Charisma C. ’22, the current ASB President, said that it would “benefit everyone on campus” if students followed uniform rules. ASB worked with Ms. Coker to develop a solution on how to monitor and check on uniform violations at school. They concluded that having a consequence in the form of either a letter of behavioral warning or a talk with a student’s advisor would be the best solution. ASB and the administration hope that the consequences will encourage students to stay in the uniform long-term.

Although disciplinary measures have been put in place, monitoring uniform violations remains an issue. Ms.

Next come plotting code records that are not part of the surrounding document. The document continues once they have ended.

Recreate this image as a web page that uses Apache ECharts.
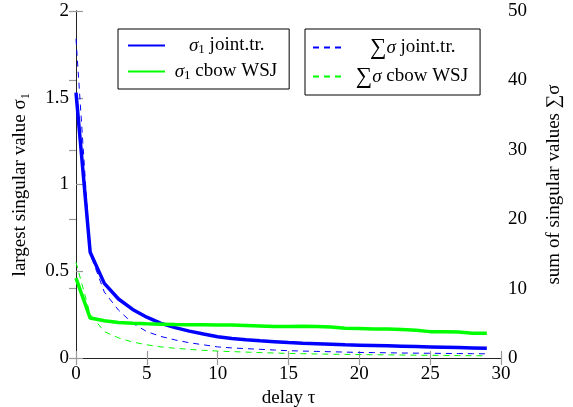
<!DOCTYPE html>
<html><head><meta charset="utf-8">
<script src="https://cdn.jsdelivr.net/npm/echarts@6/dist/echarts.min.js"></script>
<style>html,body{margin:0;padding:0;background:#fff}#c{width:573px;height:407px}</style>
</head><body><div id="c"></div>
<script>
const delays = [0,1,2,3,4,5,6,7,8,9,10,11,12,13,14,15,16,17,18,19,20,21,22,23,24,25,26,27,28,29];
const sigmaJoint = [1.53,0.61,0.43,0.34,0.28,0.235,0.2,0.175,0.155,0.138,0.122,0.112,0.105,0.099,0.094,0.089,0.085,0.082,0.079,0.076,0.074,0.072,0.07,0.068,0.066,0.064,0.062,0.06,0.058,0.056];
const sigmaCbow = [0.46,0.23,0.215,0.205,0.2,0.197,0.195,0.193,0.192,0.191,0.19,0.19,0.188,0.185,0.182,0.182,0.183,0.182,0.178,0.172,0.17,0.167,0.167,0.164,0.16,0.152,0.152,0.15,0.143,0.142];
const sumJoint = [46,15,9.5,6.9,5,3.8,3.1,2.6,2.2,1.9,1.6,1.45,1.35,1.25,1.15,1.05,1.0,0.95,0.9,0.85,0.8,0.78,0.75,0.72,0.7,0.68,0.66,0.64,0.62,0.6];
const sumCbow = [13.8,6.3,3.8,2.9,2.3,1.9,1.6,1.4,1.25,1.1,1.0,0.92,0.85,0.78,0.72,0.66,0.62,0.58,0.55,0.52,0.5,0.47,0.45,0.43,0.41,0.39,0.37,0.35,0.33,0.32];
const leftTicks = [0,0.5,1,1.5,2];
const rightTicks = [0,10,20,30,40,50];

const F = 'Liberation Serif';
const FS = 19;
const rich = {
  i:{fontFamily:F,fontStyle:'italic',fontSize:FS,color:'#000'},
  s:{fontFamily:F,fontSize:13,color:'#000',verticalAlign:'bottom',padding:[8,0,0,0]},
  t:{fontFamily:F,fontSize:FS,color:'#000'},
  g:{fontFamily:F,fontSize:23,color:'#000'}
};
const names = {
  a:'σ1 joint.tr.', b:'σ1 cbow WSJ', c:'∑σ joint.tr.', d:'∑σ cbow WSJ'
};
function fmt(n){
  if(n===names.a) return '    {i|σ}{s|1}{t| joint.tr.}';
  if(n===names.b) return ' {i|σ}{s|1}{t| cbow WSJ}';
  if(n===names.c) return '    {g|∑}{i|σ}{t| joint.tr.}';
  if(n===names.d) return ' {g|∑}{i|σ}{t| cbow WSJ}';
  return n;
}
const chart = echarts.init(document.getElementById('c'));
const tick = {show:true,inside:true,length:7,lineStyle:{color:'#999',width:1.2}};
const axisCommon = {
  axisLine:{show:true,lineStyle:{color:'#222',width:1}},
  axisTick:tick,
  splitLine:{show:false},
  axisLabel:{fontFamily:F,fontSize:FS,color:'#000',margin:7}
};
const legendCommon = {
  orient:'vertical',borderColor:'#000',borderWidth:1,borderRadius:0,
  itemGap:6,itemHeight:19,itemStyle:{opacity:0},
  formatter:fmt,textStyle:{rich:rich,fontSize:FS,fontFamily:F}
};
chart.setOption({
  animation:false,
  grid:{left:76,right:72,top:11,bottom:49,outerBoundsMode:'none',containLabel:false},
  legend:[Object.assign({},legendCommon,{
    data:[names.a,names.b],left:118,top:29,
    padding:[7,12,7,9],itemWidth:37
  }),Object.assign({},legendCommon,{
    data:[names.c,names.d],left:305,top:29,
    padding:[7,12,7,7],itemWidth:33
  })],
  xAxis:[Object.assign({},axisCommon,{
    type:'value',min:0,max:30,interval:5,position:'bottom',
    name:'delay τ',nameLocation:'middle',nameGap:30,
    nameTextStyle:{fontFamily:F,fontSize:FS,color:'#000'}
  }),Object.assign({},axisCommon,{
    type:'value',min:0,max:30,interval:5,position:'top',axisLabel:{show:false}
  })],
  yAxis:[Object.assign({},axisCommon,{
    type:'value',min:0,max:2,interval:0.5,position:'left',
    axisLabel:{fontFamily:F,fontSize:FS,color:'#000',margin:7,formatter:v=>String(v)},
    name:'largest singular value σ₁',nameLocation:'middle',nameGap:46,
    nameTextStyle:{fontFamily:F,fontSize:FS,color:'#000'}
  }),Object.assign({},axisCommon,{
    type:'value',min:0,max:50,interval:10,position:'right',
    name:'sum of singular values ∑σ',nameLocation:'middle',nameGap:44,
    nameTextStyle:{fontFamily:F,fontSize:FS,color:'#000'}
  })],
  series:[
    {name:names.a,type:'line',xAxisIndex:0,yAxisIndex:0,showSymbol:false,symbol:'none',
     data:delays.map((d,i)=>[d,sigmaJoint[i]]),lineStyle:{color:'#0000ff',width:3.5},itemStyle:{color:'#0000ff'},z:3},
    {name:names.b,type:'line',xAxisIndex:0,yAxisIndex:0,showSymbol:false,symbol:'none',
     data:delays.map((d,i)=>[d,sigmaCbow[i]]),lineStyle:{color:'#00ff00',width:3.5},itemStyle:{color:'#00ff00'},z:3},
    {name:names.c,type:'line',xAxisIndex:0,yAxisIndex:1,showSymbol:false,symbol:'none',
     data:delays.map((d,i)=>[d,sumJoint[i]]),lineStyle:{color:'#0000ff',width:1,type:[6,5]},itemStyle:{color:'#0000ff'},z:2},
    {name:names.d,type:'line',xAxisIndex:0,yAxisIndex:1,showSymbol:false,symbol:'none',
     data:delays.map((d,i)=>[d,sumCbow[i]]),lineStyle:{color:'#00ff00',width:1,type:[6,5]},itemStyle:{color:'#00ff00'},z:2}
  ]
});
</script></body></html>
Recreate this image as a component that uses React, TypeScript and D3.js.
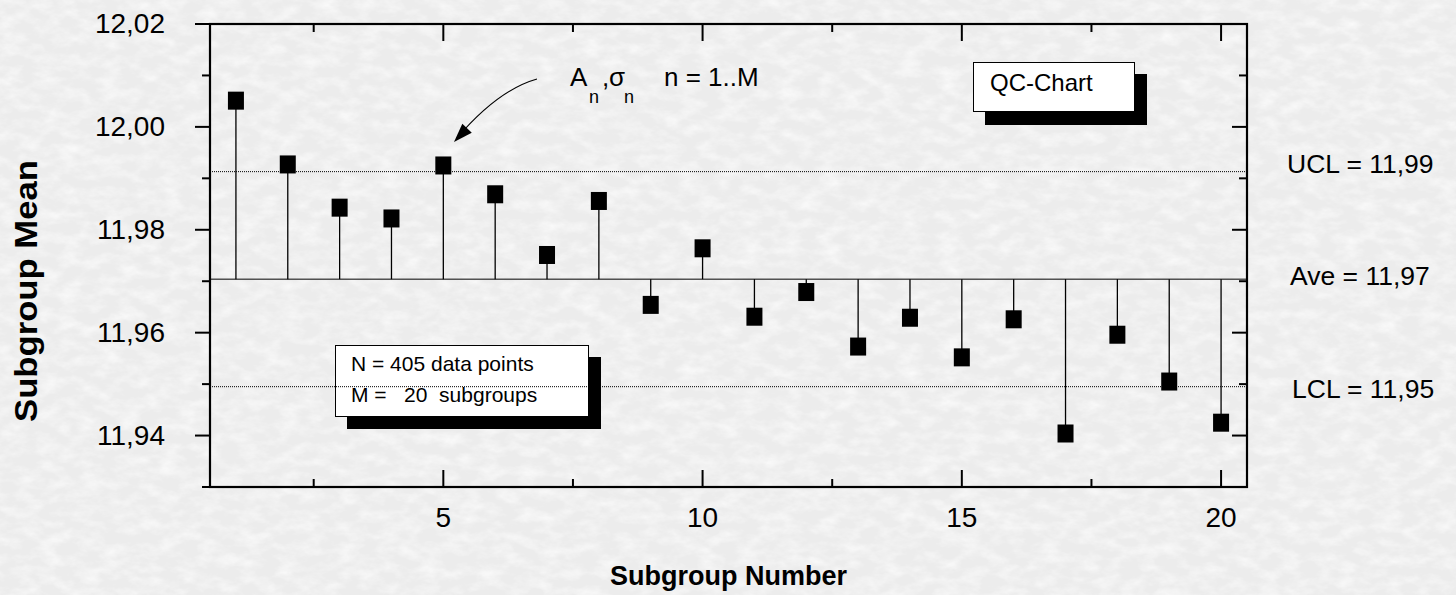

Martinez said that “not a ton” of teachers had reported a lot of uniform violations since the email was sent out. 

Despite efforts, students have not noticed an increase in uniform monitoring by teachers. Some teachers say they prefer just telling the student if they see a student out of the dress code rather than marking it officially. Mrs. Michelle Amos, Upper School chemistry teacher, stated, “If I tell a student when I see them out of uniform, they typically fix it.” 

“I have been dress-coded once since [the email was sent out], but it wasn’t by a teacher, it was by a member of administration,” Nitya C. ’23 said. Other students also note that administrators have been paying closer attention to uniform violations compared to teachers. When asked if they noticed teachers being more strict with regard to uniforms, an anonymous Upper School student said, “No, but I have noticed the administrators have been more strict.” 

Isabella H. ’23 noticed that, as with previous attempts, “[The dress code situation] got better for maybe a week.” While the new regulation on uniform violation has only been around for less than two months, many students seem to have forgotten about it already.